Perlu dipahami bahwa terdapat sebuah konsep yang disebut dengan confirmation bias. Confirmation bias terjadi karena sudah sifat manusia untuk menyaring informasi dengan cara menerima informasi yang sesesuai dengan persepsinya sendiri dan menolak informasi yang bertolak belakang dengan apa yang diyakininya. Jadi, pada saat seseorang menerima informasi baru, ia sebenarnya telah memiliki sebuah “pijakan” yang menjadi dasar untuk menentukan apa yang akan dilakukan terhadap informasi baru tersebut. Padahal bukan berarti bahwa informasi yang ditolak (karena berlawanan dengan apa yang diyakini) tersebut salah.
Demikian halnya dengan Bitcoin sebagai skema Ponzi. Saya sangat menyukai artikel dari Loper OS ini (dan sangat mungkin saya mengalami confirmation bias atas hal ini). Hal yang paling ditekankan mengapa artikel tersebut menyamakan Bitcoin dengan skema Ponzi ada dalam kalimat ini.
But the real problem with Ponzi schemes – and the reason why they are considered a legally-actionable type of fraud in every civilized country – is not the abstract unfairness of some clever fellow getting “something for nothing.” Rather, it is the fact that such schemes come with a built-in self-destruct mechanism, whereby at a certain point, those who sit on the apex of the pyramid decide to cash out, pocketing nearly all of the meatspace wealth previously invested into the system.
Beberapa kali saya menyampaikan bahwa teknologi dalam Bitcoin tidak lagi istimewa, karena dapat direplikasi, bahkan sudah direplikasi dan ditingkatkan kapasitas dan kapabilitasnya oleh mata uang kripto lainnya. Satu-satunya hal yang tersisa dalam Bitcoin barangkali tinggal merek dan tingkat adopsinya yang paling tinggi di antara sesama mata uang kripto.
Permasalahan dalam Bitcoin adalah kepemilikan yang tidak merata. Patut diketahui bahwa sebagian besar dari porsi Bitcoin yang beredar saat ini belum bergerak, dimiliki oleh para early adopter termasuk Satoshi Nakamoto sendiri yang disinyalir memiliki lebih dari sejuta XBT. Saat mereka memutuskan untuk mengalirkan koin tersebut ke pasar, di situlah masalah akan mulai muncul. Suplai akan membanjiri pasar, sementara permintaan barangkali belum terbentuk sebesar itu. Harga Bitcoin melorot, dan semua pemegang Bitcoin akan berusaha “cut loss” (jual rugi) dan keluar dari pasar.

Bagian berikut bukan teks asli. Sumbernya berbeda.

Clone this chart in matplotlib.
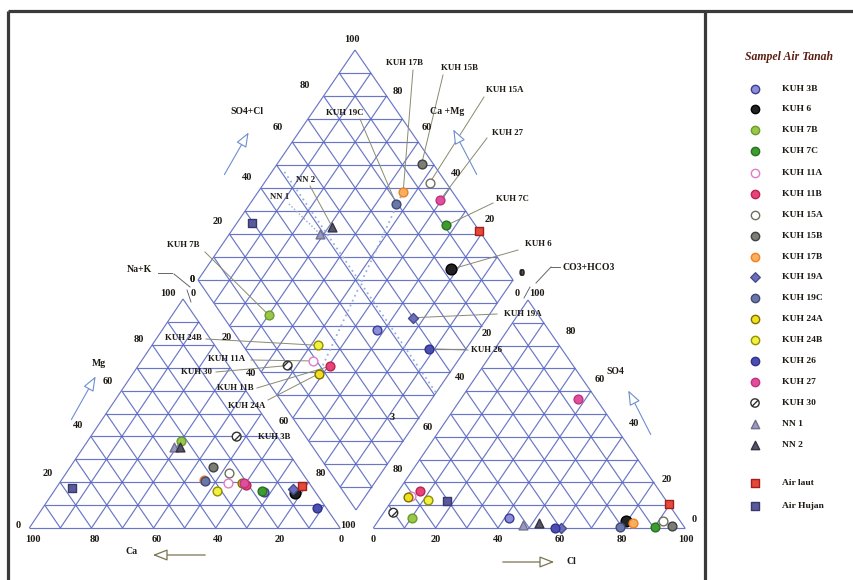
import matplotlib
matplotlib.use('Agg')
import matplotlib.pyplot as plt
import numpy as np

# ---------------- data (percent of meq) ----------------
samples = ['KUH 3B', 'KUH 6', 'KUH 7B', 'KUH 7C', 'KUH 11A', 'KUH 11B', 'KUH 15A',
           'KUH 15B', 'KUH 17B', 'KUH 19A', 'KUH 19C', 'KUH 24A', 'KUH 24B', 'KUH 26',
           'KUH 27', 'KUH 30', 'NN 1', 'NN 2', 'Air laut', 'Air Hujan']
ca   = [16.5, 6.7, 32.0, 17.0, 26.0, 20.7, 23.6, 27.3, 33.0, 6.5, 33.0, 21.5, 31.5, 3.2, 21.0, 13.1, 35.5, 33.8, 2.9, 77.4]
mg   = [15.9, 15.4, 38.0, 16.0, 19.8, 18.8, 23.9, 26.8, 21.0, 17.0, 20.5, 19.8, 16.2, 8.6, 19.5, 39.9, 35.5, 35.2, 18.5, 17.6]
nak  = [67.6, 77.9, 30.0, 67.0, 54.2, 60.5, 52.5, 45.9, 46.0, 76.5, 46.5, 58.7, 52.3, 88.2, 59.5, 47.0, 29.0, 31.0, 78.6, 5.0]
hco3 = [54.1, 17.5, 85.2, 9.3, 81.0, 77.0, 5.3, 3.8, 15.6, 39.9, 20.5, 82.0, 76.1, 41.7, 5.9, 90.2, 51.2, 45.8, 0.0, 70.4]
so4  = [4.5, 3.0, 4.5, 0.6, 14.0, 16.2, 3.2, 0.9, 2.0, 0.0, 0.6, 13.7, 12.3, 0.0, 56.6, 6.7, 1.3, 2.0, 10.5, 12.0]
cl   = [41.4, 79.5, 10.3, 90.1, 5.0, 6.8, 91.5, 95.3, 82.4, 60.1, 78.9, 4.3, 11.6, 58.3, 37.5, 3.1, 47.5, 52.2, 89.5, 17.6]

tick_vals_up = [0, 20, 40, 60, 80, 100]
tick_vals_down = [100, 80, 60, 40, 20, 0]

# ---------------- styles ----------------
styles = {
    'KUH 3B':   dict(marker='o', fc='#8a8ed8', ec='#3c3c96'),
    'KUH 6':    dict(marker='o', fc='#222222', ec='#000000', s=60),
    'KUH 7B':   dict(marker='o', fc='#98c845', ec='#6a9a30'),
    'KUH 7C':   dict(marker='o', fc='#3c9c30', ec='#2a7020'),
    'KUH 11A':  dict(marker='o', fc='white',   ec='#e07cc8'),
    'KUH 11B':  dict(marker='o', fc='#e5467a', ec='#c02050'),
    'KUH 15A':  dict(marker='o', fc='white',   ec='#707060'),
    'KUH 15B':  dict(marker='o', fc='#7d7d78', ec='#404040'),
    'KUH 17B':  dict(marker='o', fc='#f8b060', ec='#f08020'),
    'KUH 19A':  dict(marker='D', fc='#6a70b8', ec='#4a4a90', s=26),
    'KUH 19C':  dict(marker='o', fc='#6a78a8', ec='#404878'),
    'KUH 24A':  dict(marker='o', fc='#f0e020', ec='#807000'),
    'KUH 24B':  dict(marker='o', fc='#f2f040', ec='#909000'),
    'KUH 26':   dict(marker='o', fc='#4a4fb0', ec='#30308a'),
    'KUH 27':   dict(marker='o', fc='#e0509a', ec='#c03080'),
    'KUH 30':   dict(marker='o', fc='white',   ec='#303030', hatch='////'),
    'NN 1':     dict(marker='^', fc='#9a9abf', ec='#707090'),
    'NN 2':     dict(marker='^', fc='#555566', ec='#333344'),
    'Air laut': dict(marker='s', fc='#e84838', ec='#a02020'),
    'Air Hujan': dict(marker='s', fc='#5a5a9a', ec='#383870'),
}

GRID = '#5a68c0'
TXT = '#1e1a14'
FONT = 'Liberation Serif'

fig = plt.figure(figsize=(8.54, 5.8), dpi=100)
ax = fig.add_axes([0, 0, 1, 1])
ax.set_xlim(0, 854)
ax.set_ylim(580, 0)
ax.axis('off')

# ---------------- geometry (pixel layout) ----------------
CL = np.array([29.3, 528.0]); CR = np.array([340.0, 528.0]); CT = np.array([183.0, 299.0])
AL = np.array([373.3, 528.0]); AR = np.array([685.0, 528.0]); AT = np.array([528.0, 300.0])
DB = np.array([356.0, 510.0]); DL = np.array([198.0, 280.0]); DR = np.array([513.0, 280.0])


def cat(c, m, n):
    s = c + m + n
    return (c * CL + m * CT + n * CR) / s


def ani(h, s4, c):
    s = h + s4 + c
    return (h * AL + s4 * AT + c * AR) / s


def dia(camg, so4cl):
    return DB + camg / 100.0 * (DL - DB) + so4cl / 100.0 * (DR - DB)


def seg(p, q, **kw):
    ax.plot([p[0], q[0]], [p[1], q[1]], **kw)


gk = dict(color=GRID, lw=0.85, alpha=0.9, solid_capstyle='butt')
for v in range(0, 101, 10):
    # cation triangle
    seg(cat(100 - v, v, 0), cat(0, v, 100 - v), **gk)
    seg(cat(v, 100 - v, 0), cat(v, 0, 100 - v), **gk)
    seg(cat(100 - v, 0, v), cat(0, 100 - v, v), **gk)
    # anion triangle
    seg(ani(100 - v, v, 0), ani(0, v, 100 - v), **gk)
    seg(ani(v, 100 - v, 0), ani(v, 0, 100 - v), **gk)
    seg(ani(100 - v, 0, v), ani(0, 100 - v, v), **gk)
    # diamond
    seg(dia(v, 0), dia(v, 100), **gk)
    seg(dia(0, v), dia(100, v), **gk)
for s in range(10, 200, 10):
    if s <= 100:
        seg(dia(s, 0), dia(0, s), **gk)
    else:
        seg(dia(100, s - 100), dia(s - 100, 100), **gk)

# dotted guide lines in diamond
dk = dict(color='#9ab0e0', lw=1.3, ls=(0, (1, 2)))
seg(dia(96, 51), dia(0, 51), **dk)
i17 = samples.index('KUH 17B'); i24 = samples.index('KUH 24A')
seg(dia(ca[i17] + mg[i17], so4[i17] + cl[i17]), dia(ca[i24] + mg[i24], so4[i24] + cl[i24]), **dk)

# ---------------- frame ----------------
fk = dict(color='#3a3a3a', lw=2.3, solid_capstyle='butt')
ax.plot([8, 8], [11, 580], **fk)
ax.plot([8, 854], [11, 11], **fk)
ax.plot([705.5, 705.5], [11, 580], **fk)

# ---------------- tick labels ----------------
tk = dict(fontsize=7.5, family=FONT, fontweight='bold', color=TXT, ha='center', va='center')
mg_pos = [(18, 525), (48, 474), (78, 426), (108, 381), (139, 339), (168, 293)]
ca_pos = [(33, 540), (95, 540), (157, 540), (218, 540), (280, 540), (341, 540)]
nak_pos = [(193, 293), (227, 338), (251, 374), (284, 421), (321, 473), (348, 526)]
cl_pos = [(373, 540), (436, 540), (498, 540), (560, 540), (622, 540), (686, 540)]
so4_pos = [(537, 293), (571, 332), (600, 380), (634, 423), (667, 480), (694, 519)]
hco_pos = [(517, 293), (487, 333), (460, 377), (428, 428), (398, 470)]
dso_pos = [(352, 40), (305, 85), (278, 127), (247, 177), (218, 222), (192, 280)]
dcm_pos = [(398, 92), (427, 127), (456, 173), (490, 220), (522, 273)]
for v, p in zip(tick_vals_up, mg_pos):
    ax.text(p[0], p[1], str(v), **tk)
for v, p in zip(tick_vals_down, ca_pos):
    ax.text(p[0], p[1], str(v), **tk)
for v, p in zip(tick_vals_up, nak_pos):
    ax.text(p[0], p[1], str(v), **tk)
for v, p in zip(tick_vals_up, cl_pos):
    ax.text(p[0], p[1], str(v), **tk)
for v, p in zip(tick_vals_down, so4_pos):
    ax.text(p[0], p[1], str(v), **tk)
for v, p in zip(tick_vals_up[:-1], hco_pos):
    ax.text(p[0], p[1], str(v), **tk)
for v, p in zip(tick_vals_down, dso_pos):
    ax.text(p[0], p[1], str(v), **tk)
for v, p in zip(tick_vals_down[1:], dcm_pos):
    ax.text(p[0], p[1], str(v), **tk)
ax.text(392, 418, '3', **tk)

# small slash marks near corners
seg((187, 290), (191, 302), color='#556', lw=0.6)
seg((524, 298), (530, 287), color='#556', lw=0.6)

# ---------------- axis names and arrows ----------------
nk = dict(fontsize=7, family=FONT, fontweight='bold', color=TXT, ha='center', va='center')
ax.text(247, 112, 'SO4+Cl', **nk)
ax.text(447, 112, 'Ca +Mg', **nk)
ax.text(99, 364, 'Mg', **nk)
ax.text(132, 551, 'Ca', **nk)
ax.text(615, 372, 'SO4', **nk)
ax.text(571, 562, 'Cl', **nk)
ax.text(152, 270, 'Na+K', **dict(nk, ha='right'))
ax.text(563, 267, 'CO3+HCO3', **dict(nk, ha='left'))
ax.text(192, 280, '0', **tk)
ax.text(521, 273, '0', **tk)
seg((158, 273), (172, 273), color='#666', lw=0.7)
seg((174, 274), (190, 287), color='#666', lw=0.7)
seg((536, 283), (551, 267), color='#666', lw=0.7)
seg((551, 267), (560, 267), color='#666', lw=0.7)

blue_arrow = dict(arrowstyle='-|>,head_length=0.9,head_width=0.35', fc='white', ec='#6d8fd0', lw=0.8)
olive_arrow = dict(arrowstyle='-|>,head_length=0.9,head_width=0.35', fc='white', ec='#7a7450', lw=0.9)
ax.annotate('', xy=(250, 130), xytext=(223, 177), arrowprops=blue_arrow)
ax.annotate('', xy=(452, 127), xytext=(478, 177), arrowprops=blue_arrow)
ax.annotate('', xy=(97, 374), xytext=(70, 422), arrowprops=blue_arrow)
ax.annotate('', xy=(627, 388), xytext=(652, 437), arrowprops=blue_arrow)
ax.annotate('', xy=(150, 555), xytext=(208, 555), arrowprops=olive_arrow)
ax.annotate('', xy=(557, 562), xytext=(500, 562), arrowprops=olive_arrow)

# ---------------- data points ----------------
for i, name in enumerate(samples):
    st = dict(styles[name])
    size = st.pop('s', 40)
    hatch = st.pop('hatch', None)
    pts = [cat(ca[i], mg[i], nak[i]), ani(hco3[i], so4[i], cl[i]),
           dia(ca[i] + mg[i], so4[i] + cl[i])]
    pts = np.array(pts)
    ax.scatter(pts[:, 0], pts[:, 1], s=size, marker=st['marker'], facecolors=st['fc'],
               edgecolors=st['ec'], linewidths=1.0, hatch=hatch, zorder=5)

# ---------------- leader labels ----------------
lk = dict(fontsize=6.3, family=FONT, fontweight='bold', color=TXT, ha='center', va='center')
lead = dict(color='#8a8a70', lw=0.7)
labels = [
    ('KUH 17B', (405, 63), (413, 70)),
    ('KUH 15B', (460, 68), (443, 75)),
    ('KUH 15A', (505, 90), (484, 97)),
    ('KUH 27', (508, 133), (487, 138)),
    ('KUH 19C', (345, 113), (360, 119)),
    ('KUH 7C', (512, 199), (493, 203)),
    ('KUH 6', (538, 244), (518, 250)),
    ('NN 2', (306, 180), (310, 186)),
    ('NN 1', (280, 197), (289, 204)),
    ('KUH 7B', (183, 245), (205, 252)),
    ('KUH 19A', (523, 314), (497, 314)),
    ('KUH 26', (487, 350), (468, 350)),
    ('KUH 24B', (183, 338), (206, 339)),
    ('KUH 11A', (227, 359), (251, 360)),
    ('KUH 30', (197, 372), (216, 372)),
    ('KUH 11B', (235, 388), (257, 388)),
    ('KUH 24A', (247, 406), (268, 400)),
]
for name, tp, ls in labels:
    i = samples.index(name)
    target = dia(ca[i] + mg[i], so4[i] + cl[i])
    ax.text(tp[0], tp[1], name, **lk)
    if name == 'NN 1':
        seg(ls, target, color='#9aa4c8', lw=1.0, ls=(0, (1, 1.5)))
    else:
        seg(ls, target, **lead)
ax.text(274, 437, 'KUH 3B', **lk)

# ---------------- legend ----------------
ax.text(789, 57, 'Sampel Air Tanah', fontsize=8.5, family=FONT, fontweight='bold',
        fontstyle='italic', color='#5a1e10', ha='center', va='center')
leg_y = [89, 109, 130, 151, 173, 194, 215, 236, 257, 277, 298, 319, 340, 361, 382, 403, 424, 445, 483, 506]
for name, y in zip(samples, leg_y):
    st = dict(styles[name])
    size = st.pop('s', 40)
    hatch = st.pop('hatch', None)
    ax.scatter([755], [y], s=min(size, 40) * 0.9, marker=st['marker'], facecolors=st['fc'],
               edgecolors=st['ec'], linewidths=1.0, hatch=hatch, zorder=5)
    ax.text(782, y, name, fontsize=6.8, family=FONT, fontweight='bold', color=TXT,
            ha='left', va='center')

fig.savefig('out.png', dpi=100)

Saya juga amat senang membaca analisis para pakar perbankan dan ekonomi tentang “Bitcoin bubble” (harga Bitcoin tidak mencerminkan nilai yang sesungguhnya karena pasar yang terlalu agresif membeli sehingga harga terus meroket). Para pakar ini telah berpengalaman bertahun-tahun dalam dunia keuangan, memiliki latar belakang pendidikan top, dan memiliki data keuangan hingga ratusan tahun ke belakang. Telegraph hari ini menurunkan artikel tentang kaitan antara penurunan harga Bitcoin saat ini dengan era pre-crash yang akan diikuti dengan penurunan harga yang jauh lebih dalam. Mereka yang dianggap skeptis mencoba meramalkan kejatuhan Bitcoin karena karakteristik yang sangat serupa dengan era mania sebelumnya, seperti di zaman dotcom. Ekonom penerima nobel Stiglitz bahkan mengeluarkan pernyataan yang lebih ekstrim dengan menganggap Bitcoin tidak memiliki fungsi dalam lingkungan sosial.
Simpatisan Bitcoin cenderung menolak pendapat-pendapat berharga di atas, dan lebih menerima pendapat dari siapapun siapapun yang menyatakan bahwa harga bitcoin di masa depan akan meningkat tajam, termasuk dari orang yang mengaku berasal dari masa depan. Mereka yang melakukan hal-hal ini semestinya melakukan disclose (pembukaan informasi) apakah ia memiliki sejumlah bitcoin yang tentunya dapat mempengaruhi pendapat yang dilontarkan.
Siapapun boleh saja membeli Bitcoin dan mempercayai potensinya di masa mendatang, namun jangan sampai lupa bahwa Anda telah diperingatkan.